Navneet Kaur helped India beat Japan in the Asian Champions Trophy hockey tournament on Sunday. (PHOTO: Hockey India)
When the Indian women’s hockey team registered good results in tournaments over the last few years, Navneet Kaur invariably would be the heartbeat of the team’s attacking plays. As the Rani Rampal era slowly wound down after the Tokyo Olympics, Navneet – who also hails from Shahbad’s famous hockey nursery like the former captain – emerged as one of India’s most valuable attacking outlets.
Now the vice-captain and one of the senior members of the Indian women’s hockey team in a new Olympic cycle, Navneet has to shoulder much more of the attacking burden on the pitch. On Sunday in Rajgir at the Asian Champions Trophy, she stepped up to do just that in the third quarter when India were being thwarted by a resolute Japanese defence. With the match tied at 0-0, Navneet produced a fabulous finish for the breakthrough goal, before Deepika added two more in the fourth quarter.
India’s 3-0 win ensured that the hosts and defending champions finished first in the pool stage and will face Japan again in the semifinals on Tuesday.
Deepika – leading the goalscoring chart with 10 strikes – seems to have hit the stride in this tournament now, and scored two more well-taken drag flick goals. India’s final penalty conversion on the night was 2 out of 9, but to contextualise that, Japanese goalkeeper Yu Kudo was in inspired form, saving from PC situations when India seemed certain to open the scoring.
Navneet steps up
It was a night with the stakes not really high for either side. India just had to avoid defeat to ensure they finished first. Japan’s qualification to the semifinals was already confirmed before the match with Korea losing against China. The realistic ambition for Japan would have been to fight for a draw perhaps and sneak into third position and avoid a semifinal against India. But China isn’t exactly an easier opposition anyway. So given all this context, the start of the match was understandably cagey.
India, especially after a highly intense match against China 24 hours earlier, didn’t hit their top gear in the first half. Japan didn’t offer much in terms of attacking threat – they didn’t have a circle entry until midway through the second quarter. Adding to India’s frustrations was Kudo’s brilliance in the first two quarters. At one point, she made a triple save from one Penalty Corner routine for India with Navneet, Sushila Chanu (who was starting to celebrate with the ball nearly sneaking through) and Sangita Kumari all thwarted in the space of 10 seconds.

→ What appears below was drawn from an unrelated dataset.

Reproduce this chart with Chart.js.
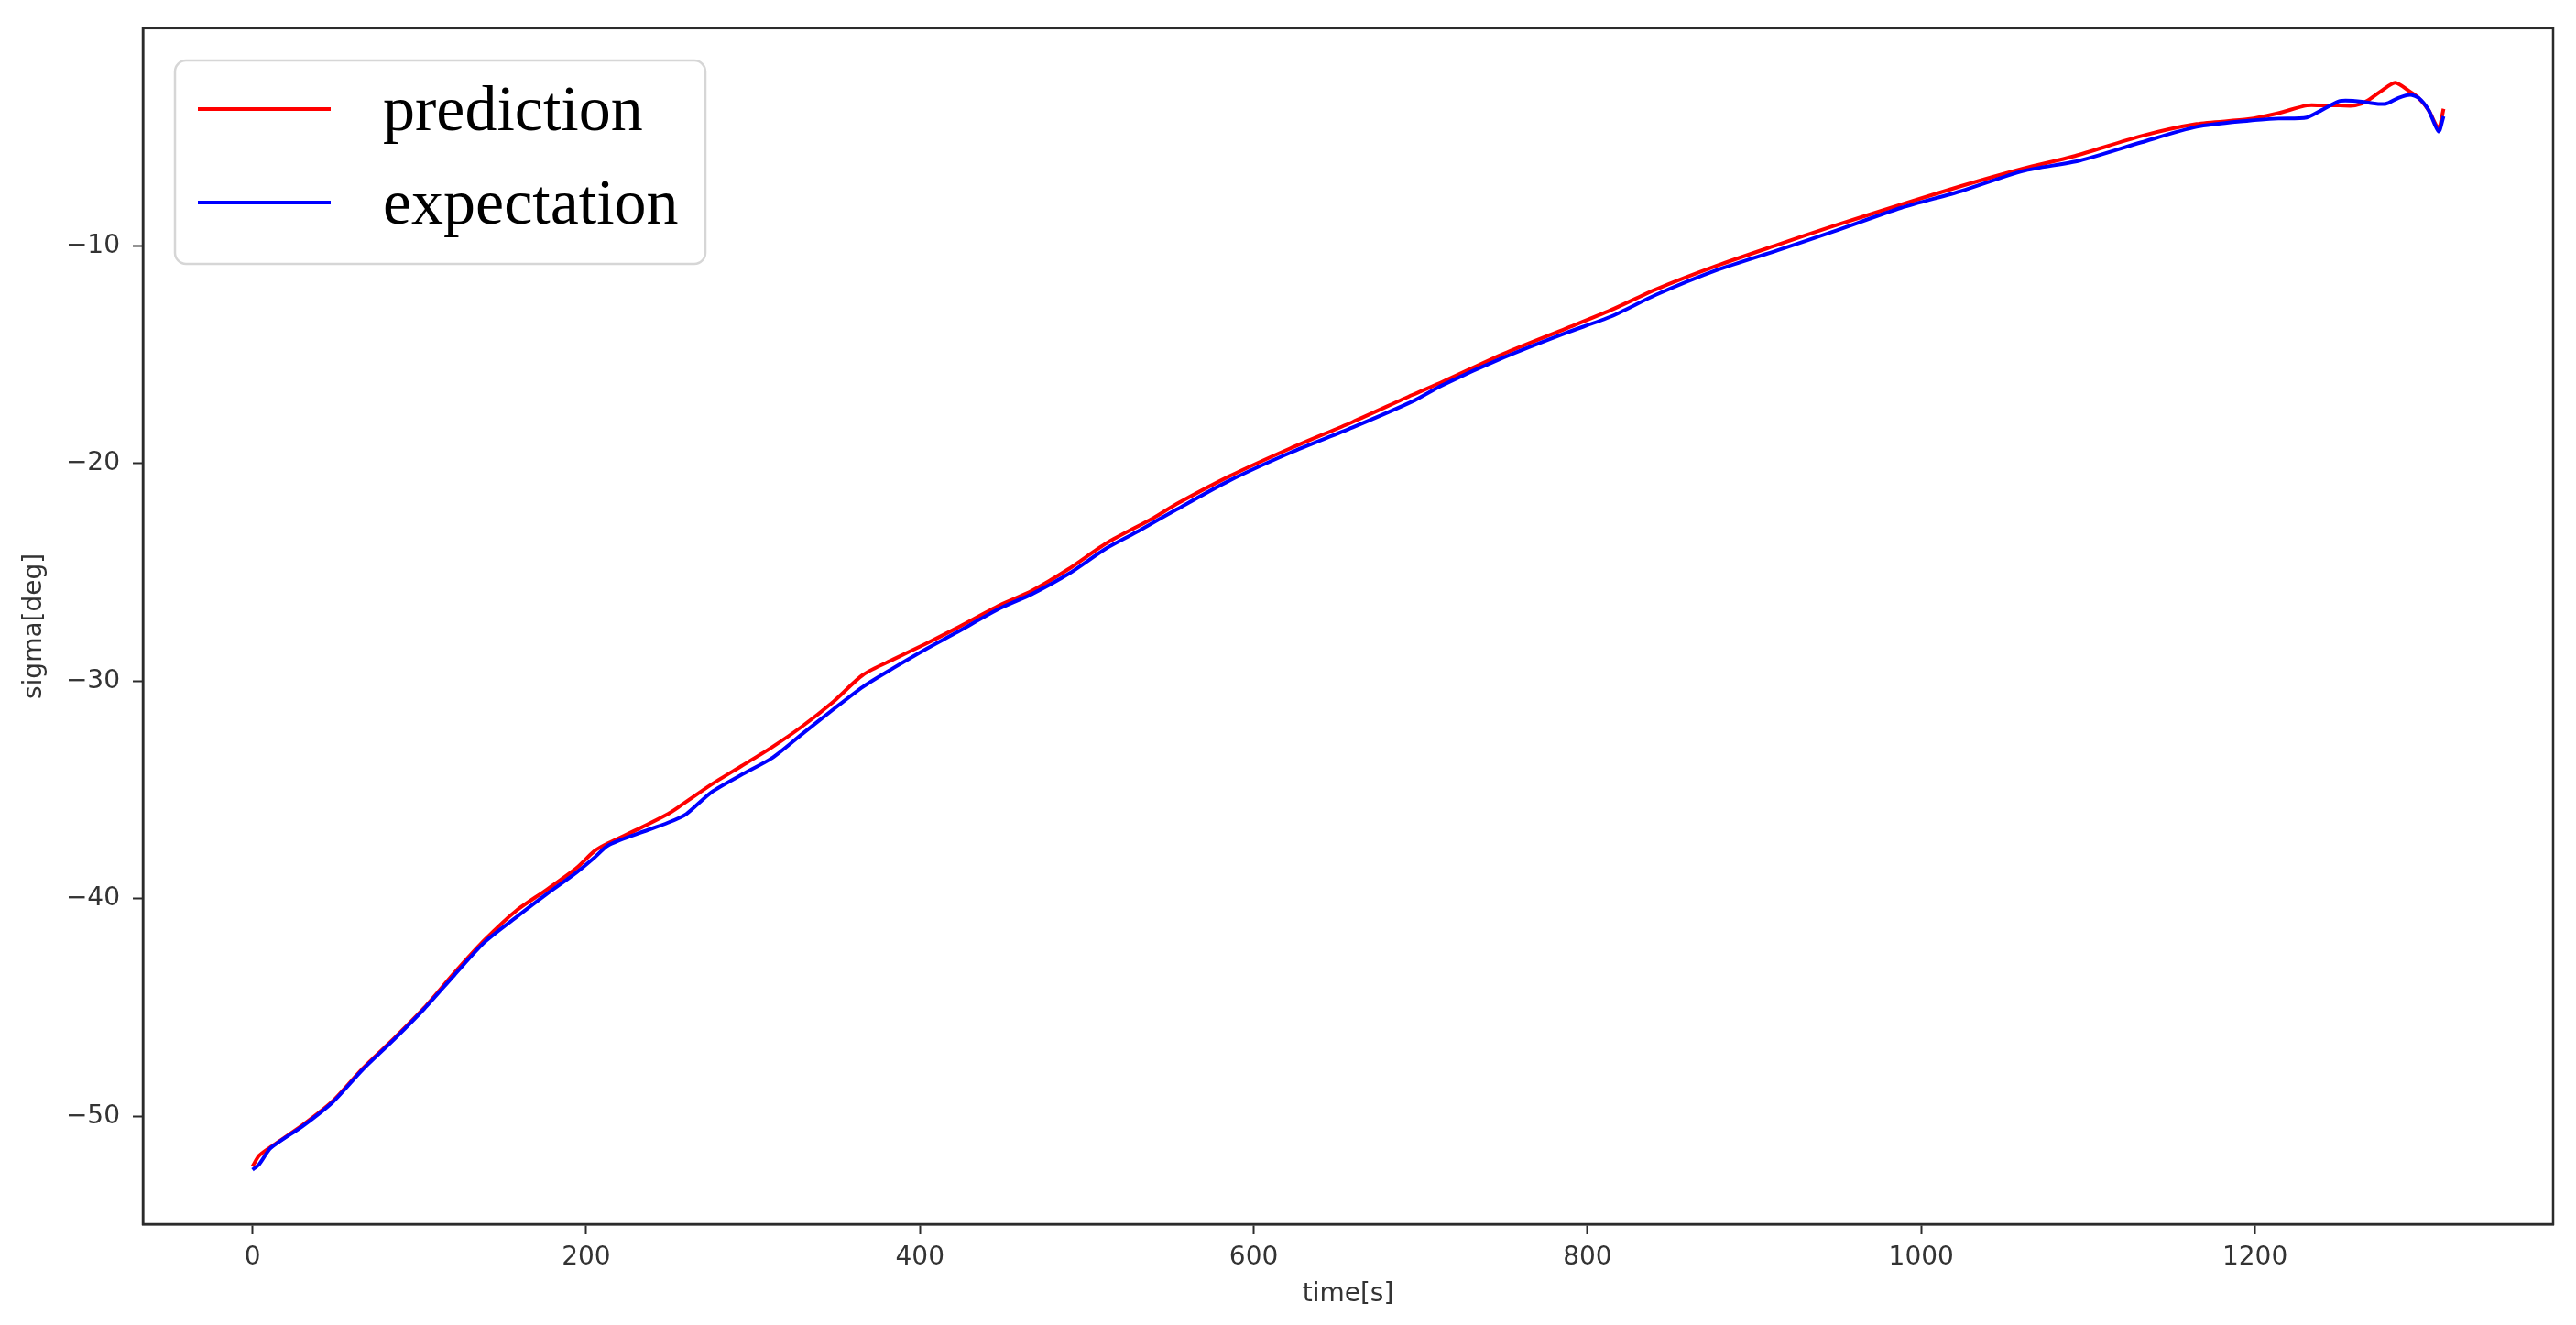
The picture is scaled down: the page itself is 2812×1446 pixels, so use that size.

But once again in this tournament, India hit a better tempo right out of the half-time break. The passes got quicker, the attacks grew more direct and at the center of it often was Navneet. Moments before breaking the deadlock, she offered a reminder of why her childhood coach in Shahbad, Baldev Singh, regards her as one of the best in the business when it comes to dribbling and dodging defenders. She drove through the heart of Japan’s defence to draw a foul. And when Lalremsiami took the free hit, she passed the ball behind to Navneet, who made a semi-circular run into the circle and unleashed a powerful tomahawk – the backhand strike whistled past the previously impenetrable Japanese defence with Kudo finally beaten.
Navneet’s tournament, until tonight, was something of a mixed bag. There is never a shortage of creative passing and dribbling when she is on the turf, but she wasn’t always able to find the right connections. Sometimes she mishit shots on goal, sometimes her efforts were blocked off, and her low hits from PCs weren’t working out. But she found a good balance between chance-creation and chance-conversion against Japan, scoring the most crucial goal on the night that all but ended Japan’s resistance. Fittingly, she was named player of the match.
It was after the ACT match against Japan last year in Ranchi – where Navneet had scored the opener again – when former coach Janneke Schopman appreciated how she was a feeder for the strikers ahead of her but added that sometimes she’s so good at dribbling and stick-control that she has the tendency to hold on the ball too long. Under Harendra, Navneet seems to have the freedom to be a roaming attacker higher up the pitch and it could – in due course of time – help her score more too, rather than just being a feeder.